My confidence in his ability to see the problem from the human point of view is high.
My confidence in his temperament is high.
Ervin never completely misses a question. He quickly grasps the bones of a complex issue. He seems to be a skilled researcher. If I had a complex legal question, Ervin is one of two attorneys I know right now that I’d consider. I find it easy to talk to him.
On the other hand, there’s something a little edgy about Ervin. He has the ability to believe himself without doubt; that’s a little scary. He can get tight-jawed. He is also so analytical that I join others in wondering if he can add the empathy needed for true justice. I have confidence that his rulings would be legally correct; would they be just?
He has run the most efficient and costly campaign, working hard and making the most of every opportunity. He’s listened to people and woven their concerns into his campaign material. He brought himself from someone nobody knew to second in a field of four.
My confidence in his technical legal skills is very high.
My confidence in his ability to see the problem from the human point of view is so-so.
My confidence in his temperament is not high.
If this was 1950, there’s only be one choice: Judge Tom.
But, it isn’t. It’s the 21st Century; the state has dropped all pretense that our local courts are really county courts, and cases that start in superior court go to the court of appeals, and on and on. I see Ervin as writing a more tightly compiled opinion.
In discussion with various folks, some who have given the election little thought and some who have spoken at length with both candidates, my impression of the candidates holds. Ervin is not well known and just a little intimidating, and Archer is broadly liked but some think he’s not up to the task of being judge. Both those perspectives are strongly stated: Archer and Ervin are both well qualified and would serve the residents well.
But, which is better?
The majority of a judge’s work is administrative. There are broadly accepted ways of dealing with the most common tasks the judge faces. There are judicial guidelines and other resources available to assist in these matters. Both candidates are well qualified to do this kind of work.
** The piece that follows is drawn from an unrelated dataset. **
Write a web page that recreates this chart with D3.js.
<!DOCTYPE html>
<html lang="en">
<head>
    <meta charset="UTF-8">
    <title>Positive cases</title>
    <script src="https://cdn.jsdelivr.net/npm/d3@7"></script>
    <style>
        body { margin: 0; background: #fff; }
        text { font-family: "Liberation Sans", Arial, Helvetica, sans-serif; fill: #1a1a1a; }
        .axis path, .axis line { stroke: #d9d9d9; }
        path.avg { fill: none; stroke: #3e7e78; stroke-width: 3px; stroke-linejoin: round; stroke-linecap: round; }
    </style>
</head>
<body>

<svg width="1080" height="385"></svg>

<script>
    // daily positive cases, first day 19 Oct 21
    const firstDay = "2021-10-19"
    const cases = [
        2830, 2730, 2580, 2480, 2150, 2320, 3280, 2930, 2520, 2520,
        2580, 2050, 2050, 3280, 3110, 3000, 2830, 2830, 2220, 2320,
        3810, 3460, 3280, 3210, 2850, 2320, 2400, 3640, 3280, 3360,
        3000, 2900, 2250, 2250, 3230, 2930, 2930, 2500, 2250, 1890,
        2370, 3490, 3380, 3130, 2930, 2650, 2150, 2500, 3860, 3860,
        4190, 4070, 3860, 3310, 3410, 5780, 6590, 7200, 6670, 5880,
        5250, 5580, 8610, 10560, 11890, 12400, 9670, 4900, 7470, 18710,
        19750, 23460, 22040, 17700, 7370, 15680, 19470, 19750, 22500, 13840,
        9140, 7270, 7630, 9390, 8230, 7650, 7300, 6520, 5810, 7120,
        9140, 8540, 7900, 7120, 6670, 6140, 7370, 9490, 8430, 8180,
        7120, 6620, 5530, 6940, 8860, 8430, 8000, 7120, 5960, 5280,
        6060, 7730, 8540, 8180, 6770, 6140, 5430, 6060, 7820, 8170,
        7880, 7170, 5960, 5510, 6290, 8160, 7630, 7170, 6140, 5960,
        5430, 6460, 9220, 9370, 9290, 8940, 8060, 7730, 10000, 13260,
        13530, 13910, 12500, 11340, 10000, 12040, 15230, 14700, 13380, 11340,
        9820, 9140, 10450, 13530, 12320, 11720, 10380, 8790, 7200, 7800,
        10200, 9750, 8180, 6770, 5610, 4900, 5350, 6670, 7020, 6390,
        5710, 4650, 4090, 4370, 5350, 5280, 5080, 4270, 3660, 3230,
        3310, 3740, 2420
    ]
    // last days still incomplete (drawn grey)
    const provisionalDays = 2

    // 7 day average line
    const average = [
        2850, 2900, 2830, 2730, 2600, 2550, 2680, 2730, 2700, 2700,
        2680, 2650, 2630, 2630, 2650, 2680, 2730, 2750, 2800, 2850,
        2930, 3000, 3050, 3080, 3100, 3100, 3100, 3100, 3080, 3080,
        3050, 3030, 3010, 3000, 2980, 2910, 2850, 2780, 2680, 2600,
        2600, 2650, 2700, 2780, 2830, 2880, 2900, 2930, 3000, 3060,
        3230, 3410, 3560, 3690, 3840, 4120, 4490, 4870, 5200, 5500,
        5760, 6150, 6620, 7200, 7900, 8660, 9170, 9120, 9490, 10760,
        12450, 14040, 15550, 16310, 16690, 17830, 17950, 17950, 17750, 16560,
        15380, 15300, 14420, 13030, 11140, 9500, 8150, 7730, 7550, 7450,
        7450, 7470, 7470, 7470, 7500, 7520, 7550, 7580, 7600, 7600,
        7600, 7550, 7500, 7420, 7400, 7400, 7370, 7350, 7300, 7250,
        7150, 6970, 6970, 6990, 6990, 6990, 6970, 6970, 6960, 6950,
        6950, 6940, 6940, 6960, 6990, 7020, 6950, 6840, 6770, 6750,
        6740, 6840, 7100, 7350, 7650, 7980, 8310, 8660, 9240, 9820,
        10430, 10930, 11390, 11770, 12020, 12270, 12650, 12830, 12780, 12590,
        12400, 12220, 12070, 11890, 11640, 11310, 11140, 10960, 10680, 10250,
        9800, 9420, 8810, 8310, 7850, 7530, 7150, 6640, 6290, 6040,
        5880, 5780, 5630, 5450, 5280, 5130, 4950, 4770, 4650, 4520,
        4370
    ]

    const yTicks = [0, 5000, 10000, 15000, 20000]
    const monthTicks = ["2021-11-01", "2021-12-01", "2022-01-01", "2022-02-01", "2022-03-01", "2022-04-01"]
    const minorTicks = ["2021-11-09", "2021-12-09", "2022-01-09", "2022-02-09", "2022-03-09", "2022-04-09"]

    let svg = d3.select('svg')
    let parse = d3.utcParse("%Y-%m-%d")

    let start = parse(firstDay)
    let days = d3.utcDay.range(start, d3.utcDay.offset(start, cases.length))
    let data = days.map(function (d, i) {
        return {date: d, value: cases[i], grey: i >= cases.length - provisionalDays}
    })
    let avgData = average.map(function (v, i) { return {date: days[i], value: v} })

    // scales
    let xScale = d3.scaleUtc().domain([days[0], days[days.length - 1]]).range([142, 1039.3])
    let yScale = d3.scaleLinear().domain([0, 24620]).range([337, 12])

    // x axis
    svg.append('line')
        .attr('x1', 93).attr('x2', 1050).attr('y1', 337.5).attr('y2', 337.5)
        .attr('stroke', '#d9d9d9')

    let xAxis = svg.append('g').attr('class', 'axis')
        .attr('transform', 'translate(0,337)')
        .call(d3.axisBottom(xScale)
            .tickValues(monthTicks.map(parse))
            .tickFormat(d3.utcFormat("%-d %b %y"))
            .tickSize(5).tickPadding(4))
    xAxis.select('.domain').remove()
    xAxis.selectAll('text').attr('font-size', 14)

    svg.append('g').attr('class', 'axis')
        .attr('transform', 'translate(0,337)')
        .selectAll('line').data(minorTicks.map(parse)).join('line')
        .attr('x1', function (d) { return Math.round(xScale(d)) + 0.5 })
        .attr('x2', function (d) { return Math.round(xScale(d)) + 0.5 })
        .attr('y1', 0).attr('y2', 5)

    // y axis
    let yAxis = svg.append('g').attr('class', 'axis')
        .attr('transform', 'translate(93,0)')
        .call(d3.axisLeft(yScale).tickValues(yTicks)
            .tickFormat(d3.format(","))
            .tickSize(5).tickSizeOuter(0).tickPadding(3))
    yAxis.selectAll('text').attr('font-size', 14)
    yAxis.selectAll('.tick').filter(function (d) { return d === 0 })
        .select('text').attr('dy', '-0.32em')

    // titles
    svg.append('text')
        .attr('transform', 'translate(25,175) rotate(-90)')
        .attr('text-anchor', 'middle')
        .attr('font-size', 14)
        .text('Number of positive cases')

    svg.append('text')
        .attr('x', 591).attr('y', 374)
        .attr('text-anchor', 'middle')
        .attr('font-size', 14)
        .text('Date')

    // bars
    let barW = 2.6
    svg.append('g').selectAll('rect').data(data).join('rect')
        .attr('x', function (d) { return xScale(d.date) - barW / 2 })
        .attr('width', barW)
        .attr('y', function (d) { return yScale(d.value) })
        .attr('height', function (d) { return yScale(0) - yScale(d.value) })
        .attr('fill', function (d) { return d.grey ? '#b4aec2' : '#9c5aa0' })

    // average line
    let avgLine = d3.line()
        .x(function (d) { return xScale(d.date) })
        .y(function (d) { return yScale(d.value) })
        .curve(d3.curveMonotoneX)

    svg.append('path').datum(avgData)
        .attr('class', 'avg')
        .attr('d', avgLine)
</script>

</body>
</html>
Other kinds of issues are more complicated and far more difficult. These can often include family matters. It is here that, regardless the robe and gavel, the person inside the judge might allow strong personal or religious convictions to influence a decision. It is also, paradoxically, here that the judge needs to be more than simply an administrator, and must look for the truth of the situation in the eyes of the participants.
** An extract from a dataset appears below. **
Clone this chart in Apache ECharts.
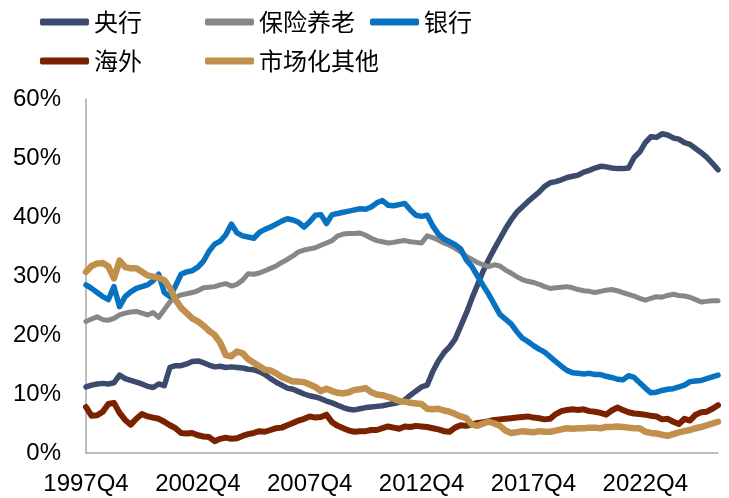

There is a reason we have judges instead of computers with legal programs: only a human can know if another human is lying or not, and if so, to what degree? Not even a polygraph can accomplish that.
There are many times when a jury is involved, but even then, the jury is composed of people who know almost nothing of what is going on, and the only trustworthy person in the room for them is the judge. That is where they take instruction, and that is where they take their cues. The judge has great power to impose legal order in the courtroom, but also great social power to define the situation.
There are also high dollar cases, where the solidity of the judge’s decision can deter appeal, avoiding J. Doe v Superior Court of Sierra County.
Finally, there are those instances where the law is at odds with itself; they are few but often thorny. Let’s picture our candidates, late at night, bent over the computer keyboard trying to glean the nitty from the gritty. Who would do the better job?
Candidly, this editor is evenly of two minds. There are cases where the defendant would be best off looking up at Archer. There are times when the stern but discerning face of Ervin would be best. If I were forced to vote today, I’d have to flip a coin. I’m hoping one or the other will do something really stupid or obviously crooked and help me decide.
We have only a couple of months to arrive at a conclusion: who do we want for judge?
Editor’s note: Many thanks to Ingrid Larson, who forced this lazy editor to have a discussion of the matter, and who shed light.